Professional ratings
Review scores
| Source | Rating |
| AllMusic | Star |
| Christgau's Record Guide | B |
| Collector's Guide to Heavy Metal | 6/10 |
| The Rolling Stone Album Guide | Star |

==Track listing==

===Album===

Side one
| No. | Title | Writer(s) | Producer(s) | Length |
|---|---|---|---|---|
| 1. | "Who Made Who" |  | Harry Vanda; George Young; | 3:27 |
| 2. | "You Shook Me All Night Long" (from Back in Black) |  | Robert John "Mutt" Lange | 3:30 |
| 3. | "D.T." (instrumental) | A. Young; M. Young; | Vanda; G. Young; | 2:53 |
| 4. | "Sink the Pink" (from Fly on the Wall) |  | A. Young; M. Young; | 4:13 |
| 5. | "Ride On" (from Dirty Deeds Done Dirt Cheap) | A. Young; M. Young; Bon Scott; | Vanda; G. Young; | 5:51 |

Side two
| No. | Title | Writer(s) | Producer(s) | Length |
|---|---|---|---|---|
| 6. | "Hells Bells" (from Back in Black) |  | Lange | 5:12 |
| 7. | "Shake Your Foundations" (remix; original version from Fly on the Wall) |  | Vanda; G. Young; | 3:53 |
| 8. | "Chase the Ace" (instrumental) | A. Young; M. Young; | Vanda; G. Young; | 3:01 |
| 9. | "For Those About to Rock (We Salute You)" (from For Those About to Rock We Salute You) |  | Lange | 5:53 |

===Video===
A VHS titled "Who Made Who" was also released to support the album.
1. "Who Made Who"
2. "You Shook Me All Night Long" (alternate version, filmed in 1986 specifically to promote the "Who Made Who" album)
3. "Shake Your Foundations"
4. "Hells Bells"
5. "For Those About to Rock (We Salute You)" [Joe Louis Arena, Detroit - November 1983]

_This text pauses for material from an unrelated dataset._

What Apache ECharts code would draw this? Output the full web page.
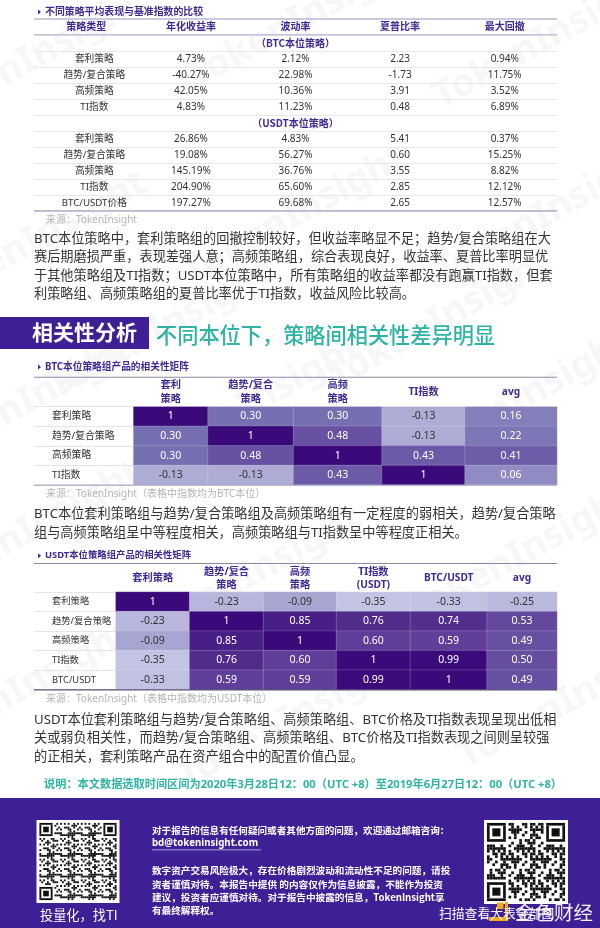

- All five videos were re-released as part of the Family Jewels DVD set.

==Personnel==
AC/DC
- Angus Young – lead guitar
- Malcolm Young – rhythm guitar, backing vocals
- Cliff Williams – bass guitar, backing vocals (tracks 1–4, 6–9)
- Brian Johnson – lead vocals (tracks 1–4, 6–9)
- Simon Wright – drums (tracks 1, 3, 4, 7, 8)

Other musicians
- Bon Scott – lead vocals (track 5)
- Phil Rudd – drums (tracks 2, 5, 6, 9)
- Mark Evans – bass guitar (track 5)

== Charts ==

=== Weekly charts ===

Weekly chart performance for Who Made Who
| Chart (1986–2008) | Peak position |
|---|---|
| Australian Albums (Kent Music Report) | 4 |
| Austrian Albums (Ö3 Austria) | 28 |
| Dutch Albums (Album Top 100) | 47 |
| Finnish Albums (Suomen virallinen lista) | 6 |
| German Albums (Offizielle Top 100) | 24 |
| New Zealand Albums (RMNZ) | 24 |
| Swedish Albums (Sverigetopplistan) | 21 |
| Swiss Albums (Schweizer Hitparade) | 21 |
| UK Albums (Official Charts) | 16 |
| US Billboard 200 | 33 |

=== Year-end charts ===

Year-end chart performance for Who Made Who
| Chart (1986) | Position |
|---|---|
| US Billboard 200 | 100 |

| Chart (2002) | Position |
|---|---|
| Canadian Metal Albums (Nielsen SoundScan) | 53 |

==Certifications==

Certifications for Who Made Who
| Region | Certification | Certified units/sales |
| Australia (ARIA) | 5× Platinum | 350,000^{^} |
| Germany (BVMI) | Platinum | 500,000^{^} |
| New Zealand (RMNZ) | Gold | 7,500^{‡} |
| Switzerland (IFPI Switzerland) | Gold | 25,000^{^} |
| United Kingdom (BPI) | Gold | 100,000^{‡} |
| United States (RIAA) | 5× Platinum | 5,000,000^{^} |
^{^} Shipments figures based on certification alone. ^{‡} Sales+streaming figures based on certification alone.